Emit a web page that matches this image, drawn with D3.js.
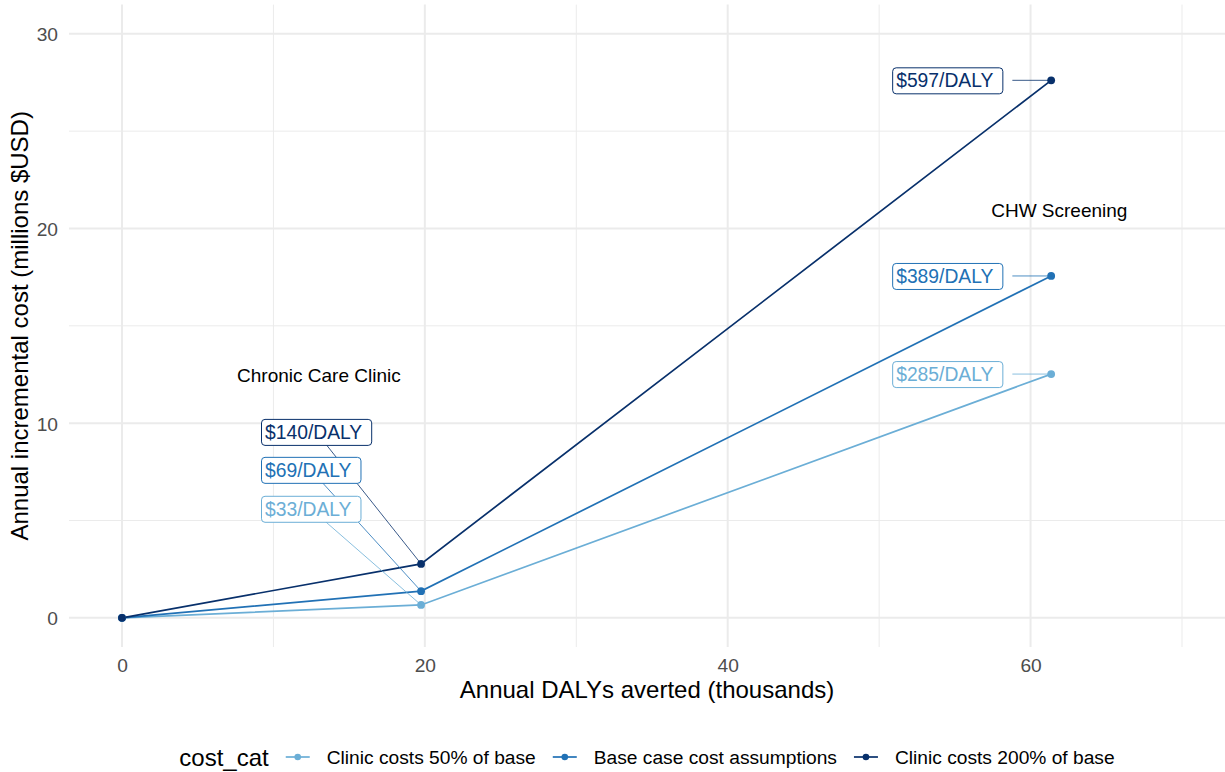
<!DOCTYPE html>
<html><head><meta charset="utf-8">
<script src="https://cdn.jsdelivr.net/npm/d3@7"></script>
<style>body{margin:0;background:#fff}svg{display:block;font-family:"Liberation Sans",Arial,sans-serif}</style>
</head><body><svg id="c" width="1225" height="772"></svg>
<script>
// ---- data ----
const dalys = [0, 19.75, 61.36];               // thousands
const categories = ["Clinic costs 50% of base", "Base case cost assumptions", "Clinic costs 200% of base"];
const costLow  = [0, 0.66, 12.52];             // millions USD
const costBase = [0, 1.37, 17.56];
const costHigh = [0, 2.77, 27.61];
const colors = ["#6baed6", "#2171b5", "#08306b"];
const clinicLabels = ["$33/DALY", "$69/DALY", "$140/DALY"];
const chwLabels = ["$285/DALY", "$389/DALY", "$597/DALY"];
const clinicLabelY = [5.6, 7.6, 9.55];          // label anchor (data units)
const clinicLabelX = 9.18;
const chwLabelX = 50.86;
const annotations = [{text:"Chronic Care Clinic", x:13.0, y:12.45}, {text:"CHW Screening", x:61.9, y:20.95}];
const xTicks = [0, 20, 40, 60], xMinor = [10, 30, 50, 70];
const yTicks = [0, 10, 20, 30], yMinor = [5, 15, 25];
const seriesCost = [costLow, costBase, costHigh];

const svg = d3.select("#c");
const x = d3.scaleLinear().domain([-3.5, 73.5]).range([69, 1235]);
const y = d3.scaleLinear().domain([-1.5, 31.5]).range([647, 4.6]);
const panel = {l:69, r:1225, t:4.6, b:647};

const g = svg.append("g");
// grid
g.selectAll(".vmin").data(xMinor).join("line").attr("x1",d=>x(d)).attr("x2",d=>x(d)).attr("y1",panel.t).attr("y2",panel.b).attr("stroke","#ebebeb").attr("stroke-width",1);
g.selectAll(".hmin").data(yMinor).join("line").attr("y1",d=>y(d)).attr("y2",d=>y(d)).attr("x1",panel.l).attr("x2",panel.r).attr("stroke","#ebebeb").attr("stroke-width",1);
g.selectAll(".vmaj").data(xTicks).join("line").attr("x1",d=>x(d)).attr("x2",d=>x(d)).attr("y1",panel.t).attr("y2",panel.b).attr("stroke","#ebebeb").attr("stroke-width",2);
g.selectAll(".hmaj").data(yTicks).join("line").attr("y1",d=>y(d)).attr("y2",d=>y(d)).attr("x1",panel.l).attr("x2",panel.r).attr("stroke","#ebebeb").attr("stroke-width",2);

// axes labels via d3 axes
const xAxis = d3.axisBottom(x).tickValues(xTicks).tickSize(0).tickPadding(0);
const xa = svg.append("g").attr("transform",`translate(0,${panel.b})`).call(xAxis);
xa.select(".domain").remove();
xa.selectAll("text").attr("font-size",19.2).attr("fill","#4d4d4d").attr("font-family","Liberation Sans, Arial, sans-serif").attr("dy",null).attr("y",25);
const yAxis = d3.axisLeft(y).tickValues(yTicks).tickSize(0).tickPadding(0);
const ya = svg.append("g").attr("transform",`translate(58,0)`).call(yAxis);
ya.select(".domain").remove();
ya.selectAll("text").attr("font-size",19.2).attr("fill","#4d4d4d").attr("font-family","Liberation Sans, Arial, sans-serif").attr("dy","0.36em").attr("x",0);

// titles
svg.append("text").attr("x",(panel.l+panel.r)/2).attr("y",698).attr("text-anchor","middle").attr("font-size",24).text("Annual DALYs averted (thousands)");
svg.append("text").attr("transform",`translate(28,${(panel.t+panel.b)/2}) rotate(-90)`).attr("text-anchor","middle").attr("font-size",24).text("Annual incremental cost (millions $USD)");

// lines and points
const line = d3.line().x((d,i)=>x(dalys[i])).y(d=>y(d));
seriesCost.forEach((s,k)=>{
  svg.append("path").datum(s).attr("d",line).attr("fill","none").attr("stroke",colors[k]).attr("stroke-width",1.7);
});
seriesCost.forEach((s,k)=>{
  svg.append("g").selectAll("circle").data(s).join("circle").attr("cx",(d,i)=>x(dalys[i])).attr("cy",d=>y(d)).attr("r",3.9).attr("fill",colors[k]);
});

// label boxes
const fs = 19.3;
function measure(t, size){
  const tmp = svg.append("text").attr("font-size",size).text(t);
  const w = tmp.node().getComputedTextLength(); tmp.remove(); return w;
}
const labels = [];
clinicLabels.forEach((t,k)=>labels.push({t, k, lx:x(clinicLabelX), cy:y(clinicLabelY[k]), px:x(dalys[1]), py:y(seriesCost[k][1]), side:"center"}));
chwLabels.forEach((t,k)=>labels.push({t, k, lx:x(chwLabelX), cy:y(seriesCost[k][2]), px:x(dalys[2]), py:y(seriesCost[k][2]), side:"right"}));
labels.forEach(L=>{ L.w = measure(L.t, fs) + 13; L.h = 26; });
// segments first
labels.forEach(L=>{
  if (L.side==="center") {
    svg.append("line").attr("x1",L.lx+L.w/2).attr("y1",L.cy).attr("x2",L.px).attr("y2",L.py).attr("stroke",colors[L.k]).attr("stroke-width",0.8);
  } else {
    svg.append("line").attr("x1",L.lx+L.w+10).attr("y1",L.cy).attr("x2",L.px).attr("y2",L.py).attr("stroke",colors[L.k]).attr("stroke-width",0.8);
  }
});
labels.forEach(L=>{
  svg.append("rect").attr("x",L.lx+0.5).attr("y",L.cy-L.h/2+0.5).attr("width",L.w).attr("height",L.h).attr("rx",3.5).attr("fill","#fff").attr("stroke",colors[L.k]).attr("stroke-width",1);
  svg.append("text").attr("x",L.lx+4).attr("y",L.cy).attr("dy","0.36em").attr("font-size",fs).attr("fill",colors[L.k]).text(L.t);
});

// annotations
annotations.forEach(a=>{
  svg.append("text").attr("x",x(a.x)).attr("y",y(a.y)).attr("dy","0.36em").attr("text-anchor","middle").attr("font-size",19).attr("fill","#000").text(a.text);
});

// legend
const ly = 757;
const items = [];
let total = measure("cost_cat",24) + 17;
categories.forEach((c,k)=>{ const w = measure(c,19.2); items.push(w); total += 24 + 17 + w + (k<2?17:0); });
let cx = (panel.l+panel.r)/2 - total/2;
const lg = svg.append("g");
lg.append("text").attr("x",cx).attr("y",ly).attr("dy","0.36em").attr("font-size",24).text("cost_cat");
cx += measure("cost_cat",24) + 17;
categories.forEach((c,k)=>{
  lg.append("line").attr("x1",cx).attr("x2",cx+24).attr("y1",ly).attr("y2",ly).attr("stroke",colors[k]).attr("stroke-width",1.7);
  lg.append("circle").attr("cx",cx+12).attr("cy",ly).attr("r",3.3).attr("fill",colors[k]);
  cx += 24 + 17;
  lg.append("text").attr("x",cx).attr("y",ly).attr("dy","0.36em").attr("font-size",19.2).text(c);
  cx += items[k] + 17;
});
</script></body></html>
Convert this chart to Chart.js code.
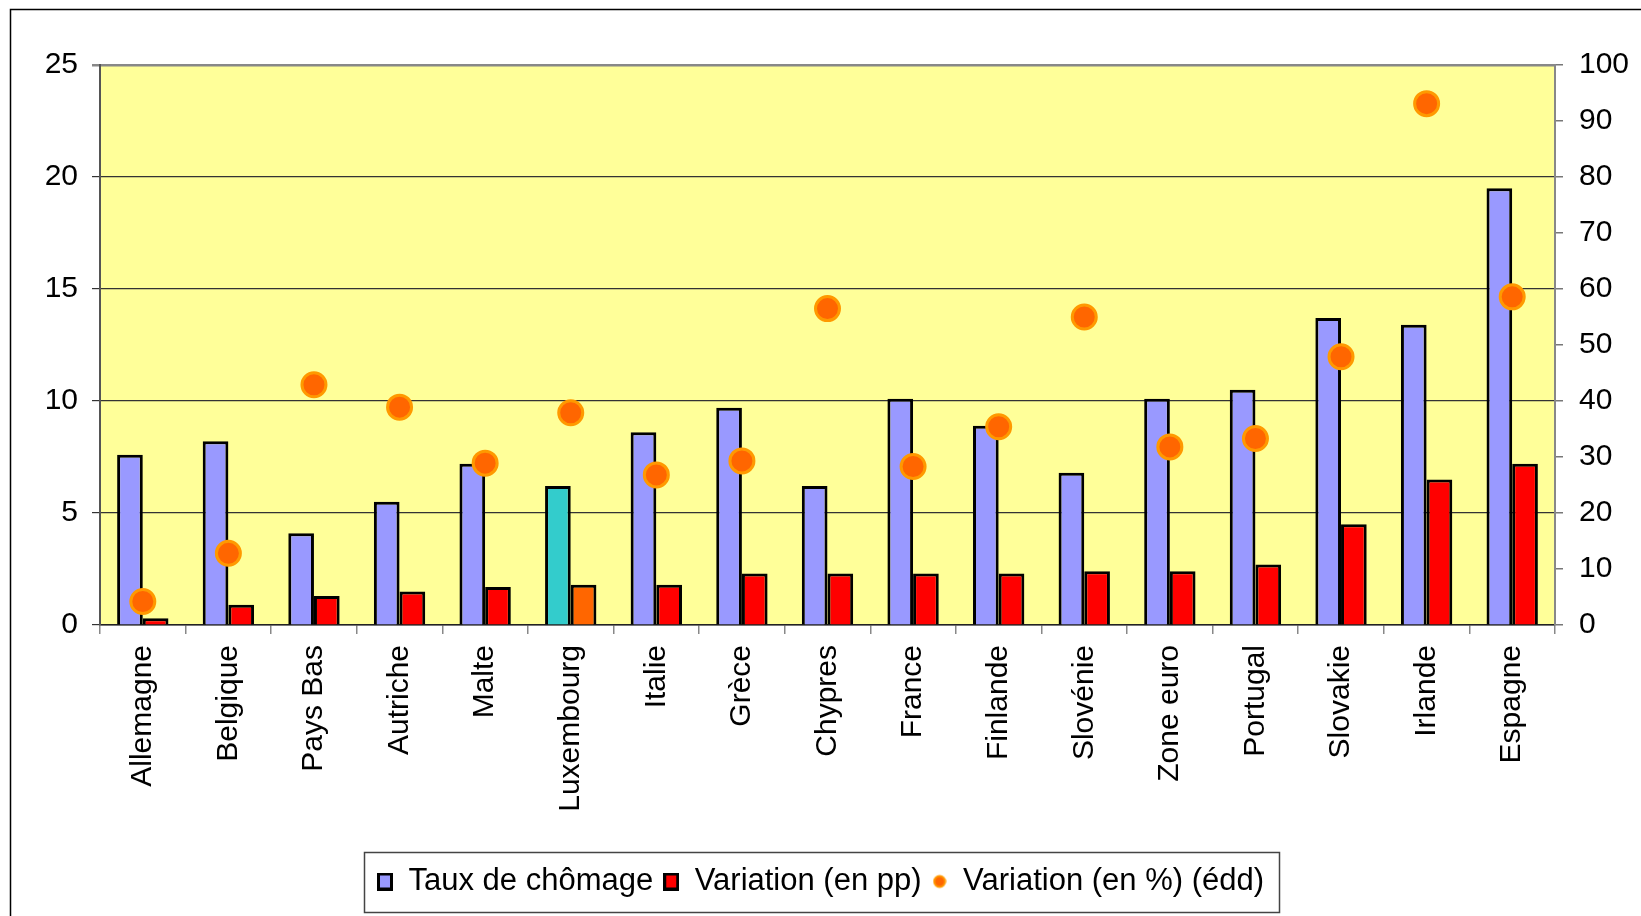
<!DOCTYPE html>
<html>
<head>
<meta charset="utf-8">
<script src="https://cdn.jsdelivr.net/npm/chart.js@4.4.0/dist/chart.umd.min.js"></script>
<style>
  html, body { margin: 0; padding: 0; background: #fff; }
  #wrap { width: 1641px; height: 916px; }
</style>
</head>
<body>
<div id="wrap"><canvas id="chart" width="1641" height="916"></canvas></div>
<script>
const categories = ['Allemagne', 'Belgique', 'Pays Bas', 'Autriche', 'Malte', 'Luxembourg', 'Italie', 'Grèce',
  'Chypres', 'France', 'Finlande', 'Slovénie', 'Zone euro', 'Portugal', 'Slovakie', 'Irlande', 'Espagne'];
const tauxChomage = [7.6, 8.2, 4.1, 5.5, 7.2, 6.2, 8.6, 9.7, 6.2, 10.1, 8.9, 6.8, 10.1, 10.5, 13.7, 13.4, 19.5];
const variationPP = [0.3, 0.9, 1.3, 1.5, 1.7, 1.8, 1.8, 2.3, 2.3, 2.3, 2.3, 2.4, 2.4, 2.7, 4.5, 6.5, 7.2];
const variationPct = [4.2, 12.8, 42.9, 38.9, 28.9, 37.9, 26.8, 29.3, 56.5, 28.3, 35.4, 55.0, 31.8, 33.3, 47.9, 93.1, 58.6];
const seriesLabels = ['Taux de chômage', 'Variation (en pp)', 'Variation (en %) (édd)'];
const leftTicks = { min: 0, max: 25, step: 5 };
const rightTicks = { min: 0, max: 100, step: 10 };
const highlight = 'Luxembourg';

const FONT = { family: '"Liberation Sans", Arial, sans-serif', size: 30 };

// small canvases used as legend symbols
function marker(w, h, draw) {
  const c = document.createElement('canvas');
  c.width = w; c.height = h;
  draw(c.getContext('2d'));
  return c;
}
const squareMarker = color => marker(16, 18, g => {
  g.fillStyle = color; g.fillRect(0, 0, 16, 18);
  g.strokeStyle = '#000'; g.lineWidth = 3; g.strokeRect(1.5, 1.5, 13, 15);
});
const legendMarkers = [
  squareMarker('#9999FF'),
  squareMarker('#FF0000'),
  marker(14, 16, g => {
    g.beginPath(); g.arc(7, 8, 5.5, 0, Math.PI * 2);
    g.fillStyle = '#FF6600'; g.fill();
    g.strokeStyle = '#FF9900'; g.lineWidth = 2; g.stroke();
  })
];

const decor = {
  id: 'decor',
  beforeDraw(chart) {
    const { ctx, chartArea: a } = chart;
    ctx.save();
    ctx.fillStyle = '#fff';
    ctx.fillRect(0, 0, chart.width, chart.height);
    ctx.strokeStyle = '#000';
    ctx.lineWidth = 1.5;
    ctx.strokeRect(10.5, 9.5, chart.width + 40, chart.height + 40);
    ctx.fillStyle = '#FFFF99';
    ctx.fillRect(a.left, a.top, a.right - a.left, a.bottom - a.top);
    ctx.restore();
  },
  afterDraw(chart) {
    const boxes = chart.legend.legendHitBoxes;
    if (!boxes || !boxes.length) return;
    const left = Math.min(...boxes.map(b => b.left)) - 13;
    const right = Math.max(...boxes.map(b => b.left + b.width)) + 15;
    const mid = boxes[0].top + boxes[0].height / 2;
    const { ctx } = chart;
    ctx.save();
    ctx.strokeStyle = '#444';
    ctx.lineWidth = 1.5;
    ctx.strokeRect(Math.round(left) + 0.5, Math.round(mid - 30) + 0.5, Math.round(right - left), 60);
    ctx.restore();
  }
};

new Chart(document.getElementById('chart'), {
  data: {
    labels: categories,
    datasets: [
      {
        type: 'bar',
        label: seriesLabels[0],
        data: tauxChomage,
        yAxisID: 'y',
        backgroundColor: categories.map(c => c === highlight ? '#33CCCC' : '#9999FF'),
        borderColor: '#000',
        borderWidth: 3,
        categoryPercentage: 0.6,
        barPercentage: 1.0,
        order: 1
      },
      {
        type: 'bar',
        label: seriesLabels[1],
        data: variationPP,
        yAxisID: 'y',
        backgroundColor: categories.map(c => c === highlight ? '#FF6600' : '#FF0000'),
        borderColor: '#000',
        borderWidth: 3,
        categoryPercentage: 0.6,
        barPercentage: 1.0,
        order: 1
      },
      {
        type: 'line',
        label: seriesLabels[2],
        data: variationPct,
        yAxisID: 'y2',
        showLine: false,
        pointRadius: 12,
        pointBorderWidth: 3,
        pointBackgroundColor: '#FF6600',
        pointBorderColor: '#FF9900',
        order: 0
      }
    ]
  },
  options: {
    responsive: false,
    animation: false,
    layout: { padding: { top: 65, left: 0, right: 0, bottom: 9 } },
    plugins: {
      tooltip: { enabled: false },
      legend: {
        position: 'bottom',
        labels: {
          usePointStyle: true,
          boxWidth: 16,
          boxHeight: 18,
          padding: 10,
          color: '#000',
          font: { family: FONT.family, size: 31 },
          generateLabels: chart => chart.data.datasets.map((ds, i) => ({
            text: ds.label,
            pointStyle: legendMarkers[i],
            datasetIndex: i,
            hidden: false,
            lineWidth: 0,
            fontColor: '#000'
          }))
        }
      }
    },
    scales: {
      x: {
        afterFit: s => { s.height = 231; },
        grid: { offset: true, drawOnChartArea: false, drawTicks: true, tickLength: 9, color: '#888', lineWidth: 1.5 },
        border: { color: '#222', width: 1.5 },
        ticks: { autoSkip: false, minRotation: 90, maxRotation: 90, padding: 11, color: '#000', font: FONT }
      },
      y: {
        position: 'left',
        min: leftTicks.min,
        max: leftTicks.max,
        afterFit: s => { s.width = 100; },
        ticks: { stepSize: leftTicks.step, padding: 14, color: '#000', font: FONT },
        grid: {
          tickLength: 8,
          color: c => c.tick && c.tick.value === leftTicks.max ? '#888' : '#333',
          lineWidth: c => c.tick && c.tick.value === leftTicks.max ? 2.5 : 1.2
        },
        border: { color: '#555', width: 2 }
      },
      y2: {
        position: 'right',
        min: rightTicks.min,
        max: rightTicks.max,
        afterFit: s => { s.width = 86; },
        ticks: { stepSize: rightTicks.step, padding: 16, color: '#000', font: FONT },
        grid: { drawOnChartArea: false, tickLength: 8, color: '#777', lineWidth: 1.5 },
        border: { color: '#888', width: 2 }
      }
    }
  },
  plugins: [decor]
});
</script>
</body>
</html>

══════════

CHALLENGE: Scan the material above. Extract every line in which the word "this" occurs.

EXERCISE RESPONSE:
Emit a web page that matches this image, drawn with D3.js.
Convert this chart to Chart.js code.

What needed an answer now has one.